Exactly the lines from the first line of the records to the line holding "from bokeh.resources import INLINE" should be duplicated, and nothing more; pictures stay out.

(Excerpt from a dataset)
——————————
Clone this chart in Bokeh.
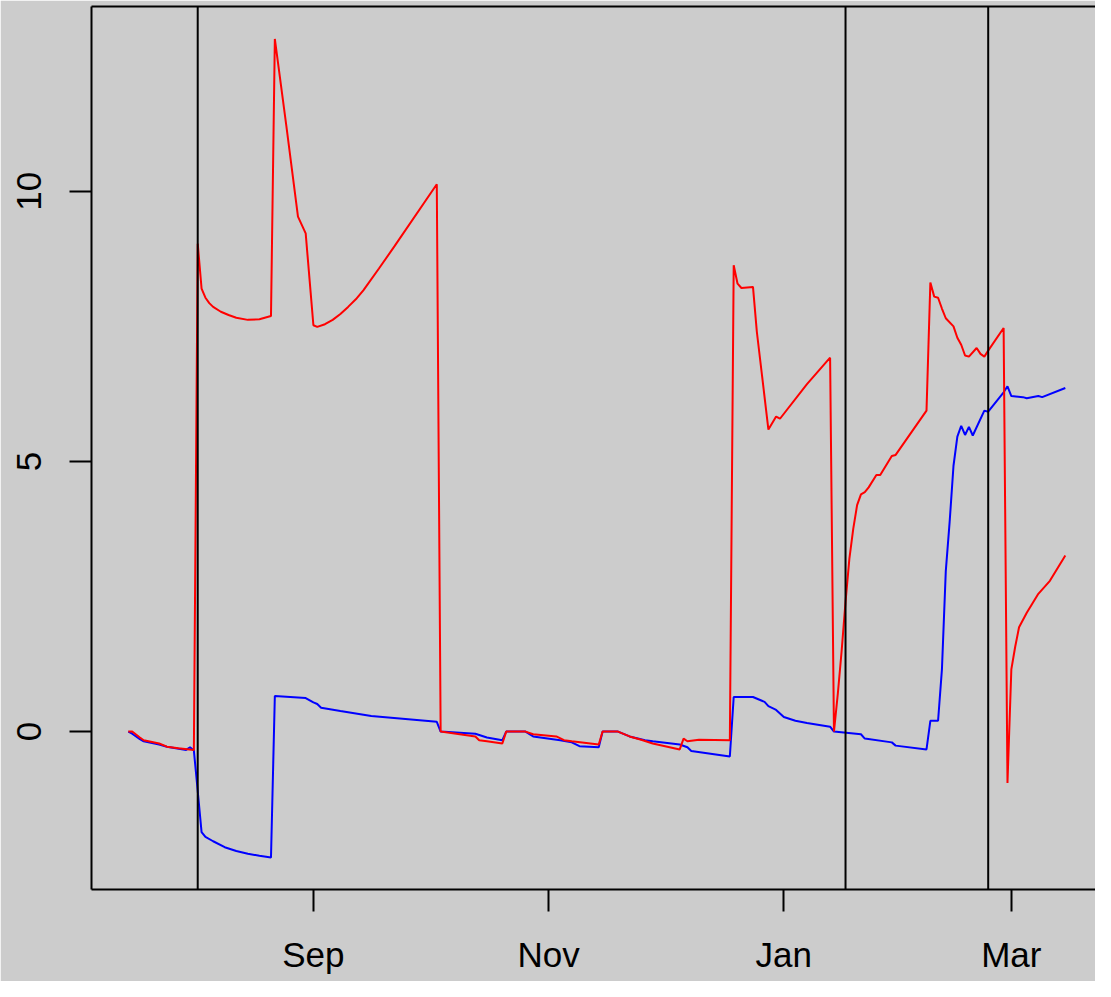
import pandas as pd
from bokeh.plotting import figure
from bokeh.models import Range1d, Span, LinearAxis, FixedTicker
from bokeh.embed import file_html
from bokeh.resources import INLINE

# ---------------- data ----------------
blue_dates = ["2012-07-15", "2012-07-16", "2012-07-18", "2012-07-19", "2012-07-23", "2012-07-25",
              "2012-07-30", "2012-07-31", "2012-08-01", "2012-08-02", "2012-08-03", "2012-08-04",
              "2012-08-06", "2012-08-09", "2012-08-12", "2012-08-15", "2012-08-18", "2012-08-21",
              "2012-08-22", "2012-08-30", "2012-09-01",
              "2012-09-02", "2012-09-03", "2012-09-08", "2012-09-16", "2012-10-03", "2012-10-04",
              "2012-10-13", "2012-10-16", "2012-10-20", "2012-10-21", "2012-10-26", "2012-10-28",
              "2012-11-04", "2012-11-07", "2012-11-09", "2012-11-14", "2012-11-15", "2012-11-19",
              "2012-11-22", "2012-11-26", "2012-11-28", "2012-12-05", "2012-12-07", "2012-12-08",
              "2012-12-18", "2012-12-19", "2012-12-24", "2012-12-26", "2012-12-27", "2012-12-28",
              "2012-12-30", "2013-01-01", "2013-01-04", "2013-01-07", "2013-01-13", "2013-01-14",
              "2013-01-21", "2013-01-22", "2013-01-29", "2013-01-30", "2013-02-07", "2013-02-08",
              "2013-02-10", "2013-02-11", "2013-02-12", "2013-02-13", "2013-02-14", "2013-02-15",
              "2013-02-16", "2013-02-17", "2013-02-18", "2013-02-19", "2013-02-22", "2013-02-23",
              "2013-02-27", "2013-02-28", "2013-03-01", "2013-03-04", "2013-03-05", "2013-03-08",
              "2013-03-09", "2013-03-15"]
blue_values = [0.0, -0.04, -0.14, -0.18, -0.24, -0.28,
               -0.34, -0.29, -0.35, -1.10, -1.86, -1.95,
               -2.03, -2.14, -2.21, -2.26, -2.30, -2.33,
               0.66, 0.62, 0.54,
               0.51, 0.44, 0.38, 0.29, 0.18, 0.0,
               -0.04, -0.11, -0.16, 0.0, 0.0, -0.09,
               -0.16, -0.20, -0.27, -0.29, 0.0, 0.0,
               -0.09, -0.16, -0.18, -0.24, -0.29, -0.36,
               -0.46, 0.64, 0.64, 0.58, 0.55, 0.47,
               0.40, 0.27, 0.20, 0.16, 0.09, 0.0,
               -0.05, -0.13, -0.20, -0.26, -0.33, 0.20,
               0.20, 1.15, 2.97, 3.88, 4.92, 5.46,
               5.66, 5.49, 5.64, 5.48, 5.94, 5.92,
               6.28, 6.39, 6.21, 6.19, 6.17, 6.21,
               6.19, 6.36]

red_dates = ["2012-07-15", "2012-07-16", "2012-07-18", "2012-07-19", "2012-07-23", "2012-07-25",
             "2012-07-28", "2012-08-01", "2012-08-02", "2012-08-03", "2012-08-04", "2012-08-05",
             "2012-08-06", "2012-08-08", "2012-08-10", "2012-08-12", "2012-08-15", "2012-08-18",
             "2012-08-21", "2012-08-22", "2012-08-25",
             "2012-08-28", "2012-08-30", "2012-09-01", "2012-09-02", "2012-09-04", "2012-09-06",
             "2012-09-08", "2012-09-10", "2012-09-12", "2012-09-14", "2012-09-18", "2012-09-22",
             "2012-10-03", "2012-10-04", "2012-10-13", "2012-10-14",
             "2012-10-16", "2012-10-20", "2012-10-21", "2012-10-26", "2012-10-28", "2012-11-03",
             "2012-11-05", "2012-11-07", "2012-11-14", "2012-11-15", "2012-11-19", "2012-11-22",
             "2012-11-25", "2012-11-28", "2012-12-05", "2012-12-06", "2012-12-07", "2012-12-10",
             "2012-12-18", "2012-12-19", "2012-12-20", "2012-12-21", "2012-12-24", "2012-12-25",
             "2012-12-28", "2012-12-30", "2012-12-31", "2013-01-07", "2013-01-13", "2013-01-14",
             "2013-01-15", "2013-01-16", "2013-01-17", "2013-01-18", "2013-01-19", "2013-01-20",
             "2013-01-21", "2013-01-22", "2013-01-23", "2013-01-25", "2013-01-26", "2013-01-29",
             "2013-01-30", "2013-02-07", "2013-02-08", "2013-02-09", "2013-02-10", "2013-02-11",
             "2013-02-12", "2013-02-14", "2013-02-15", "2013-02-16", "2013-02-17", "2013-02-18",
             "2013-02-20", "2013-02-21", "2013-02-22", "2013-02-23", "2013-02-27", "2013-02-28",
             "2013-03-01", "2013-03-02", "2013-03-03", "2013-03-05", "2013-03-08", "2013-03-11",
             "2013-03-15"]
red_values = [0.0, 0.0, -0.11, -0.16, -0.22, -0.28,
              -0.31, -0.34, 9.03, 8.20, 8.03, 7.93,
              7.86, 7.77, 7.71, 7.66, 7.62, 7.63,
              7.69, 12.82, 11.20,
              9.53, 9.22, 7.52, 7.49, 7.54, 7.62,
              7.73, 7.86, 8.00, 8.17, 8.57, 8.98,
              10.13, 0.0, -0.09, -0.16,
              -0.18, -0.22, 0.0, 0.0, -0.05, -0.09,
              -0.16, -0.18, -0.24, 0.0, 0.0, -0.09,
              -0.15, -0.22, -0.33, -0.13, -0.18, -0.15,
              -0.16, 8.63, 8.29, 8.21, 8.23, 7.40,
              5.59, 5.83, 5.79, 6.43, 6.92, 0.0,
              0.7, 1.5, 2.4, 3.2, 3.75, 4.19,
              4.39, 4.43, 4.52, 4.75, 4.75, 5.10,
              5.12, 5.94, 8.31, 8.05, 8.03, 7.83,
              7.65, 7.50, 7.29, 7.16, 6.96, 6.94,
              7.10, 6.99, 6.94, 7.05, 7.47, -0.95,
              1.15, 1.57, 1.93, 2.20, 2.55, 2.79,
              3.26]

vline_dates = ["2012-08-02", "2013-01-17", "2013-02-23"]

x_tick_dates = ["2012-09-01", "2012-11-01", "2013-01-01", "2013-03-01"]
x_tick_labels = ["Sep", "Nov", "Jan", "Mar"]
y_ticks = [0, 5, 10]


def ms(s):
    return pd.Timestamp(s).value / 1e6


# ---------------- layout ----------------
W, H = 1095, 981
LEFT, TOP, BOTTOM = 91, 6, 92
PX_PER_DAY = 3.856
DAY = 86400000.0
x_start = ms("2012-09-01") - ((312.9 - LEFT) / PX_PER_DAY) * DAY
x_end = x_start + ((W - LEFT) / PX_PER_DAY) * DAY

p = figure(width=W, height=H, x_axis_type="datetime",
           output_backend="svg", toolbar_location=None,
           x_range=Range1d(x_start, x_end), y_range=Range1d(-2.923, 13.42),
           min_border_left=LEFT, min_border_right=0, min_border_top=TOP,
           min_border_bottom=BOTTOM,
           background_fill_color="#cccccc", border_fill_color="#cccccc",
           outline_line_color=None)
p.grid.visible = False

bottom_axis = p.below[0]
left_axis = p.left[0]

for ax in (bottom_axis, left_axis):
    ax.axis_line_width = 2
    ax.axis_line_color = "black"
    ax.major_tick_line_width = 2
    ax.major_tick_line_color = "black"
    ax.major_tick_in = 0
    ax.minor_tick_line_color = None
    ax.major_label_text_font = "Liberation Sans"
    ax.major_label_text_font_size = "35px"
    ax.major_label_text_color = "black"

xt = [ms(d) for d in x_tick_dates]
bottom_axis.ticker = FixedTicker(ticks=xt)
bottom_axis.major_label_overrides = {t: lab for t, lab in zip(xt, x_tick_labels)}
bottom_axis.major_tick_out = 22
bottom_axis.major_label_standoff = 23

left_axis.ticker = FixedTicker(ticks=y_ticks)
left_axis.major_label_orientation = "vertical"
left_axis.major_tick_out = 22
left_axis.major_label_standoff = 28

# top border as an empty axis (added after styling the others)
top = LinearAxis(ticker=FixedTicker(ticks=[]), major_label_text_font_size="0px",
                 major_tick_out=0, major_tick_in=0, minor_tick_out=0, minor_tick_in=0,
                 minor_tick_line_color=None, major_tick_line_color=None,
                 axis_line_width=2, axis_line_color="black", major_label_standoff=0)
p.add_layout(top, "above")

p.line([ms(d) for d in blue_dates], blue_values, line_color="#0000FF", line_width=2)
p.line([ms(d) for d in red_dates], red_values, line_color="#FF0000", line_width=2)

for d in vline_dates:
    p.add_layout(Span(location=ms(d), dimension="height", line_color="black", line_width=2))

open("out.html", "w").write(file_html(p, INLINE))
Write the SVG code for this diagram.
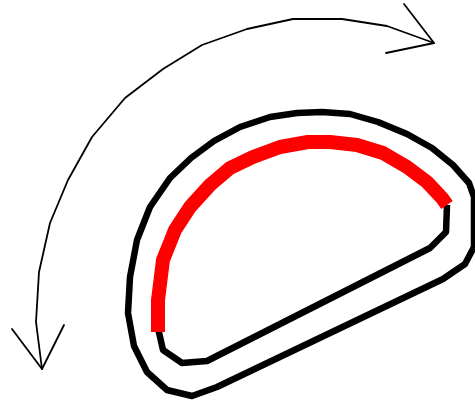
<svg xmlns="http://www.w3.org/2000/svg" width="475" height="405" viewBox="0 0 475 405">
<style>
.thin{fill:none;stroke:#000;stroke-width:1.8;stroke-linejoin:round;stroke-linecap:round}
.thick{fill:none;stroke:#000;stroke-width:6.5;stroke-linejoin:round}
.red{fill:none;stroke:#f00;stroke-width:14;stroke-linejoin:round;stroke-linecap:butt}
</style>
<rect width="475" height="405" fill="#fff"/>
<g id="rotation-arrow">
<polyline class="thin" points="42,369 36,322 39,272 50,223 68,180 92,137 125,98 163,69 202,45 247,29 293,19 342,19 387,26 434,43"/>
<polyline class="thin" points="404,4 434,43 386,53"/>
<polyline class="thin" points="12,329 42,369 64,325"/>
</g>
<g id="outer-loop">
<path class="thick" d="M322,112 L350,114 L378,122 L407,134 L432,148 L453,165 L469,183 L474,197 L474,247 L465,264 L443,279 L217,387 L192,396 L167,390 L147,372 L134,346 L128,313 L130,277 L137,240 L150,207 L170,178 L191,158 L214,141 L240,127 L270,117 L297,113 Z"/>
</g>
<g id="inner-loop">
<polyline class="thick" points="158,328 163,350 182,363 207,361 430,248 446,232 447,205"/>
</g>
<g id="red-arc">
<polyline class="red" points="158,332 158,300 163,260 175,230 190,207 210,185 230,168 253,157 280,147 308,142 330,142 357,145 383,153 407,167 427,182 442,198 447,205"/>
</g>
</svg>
——————————
Answer to this exercise:
Clone this chart in Bokeh.
import pandas as pd
from bokeh.plotting import figure
from bokeh.models import Range1d, Span, LinearAxis, FixedTicker
from bokeh.embed import file_html
from bokeh.resources import INLINE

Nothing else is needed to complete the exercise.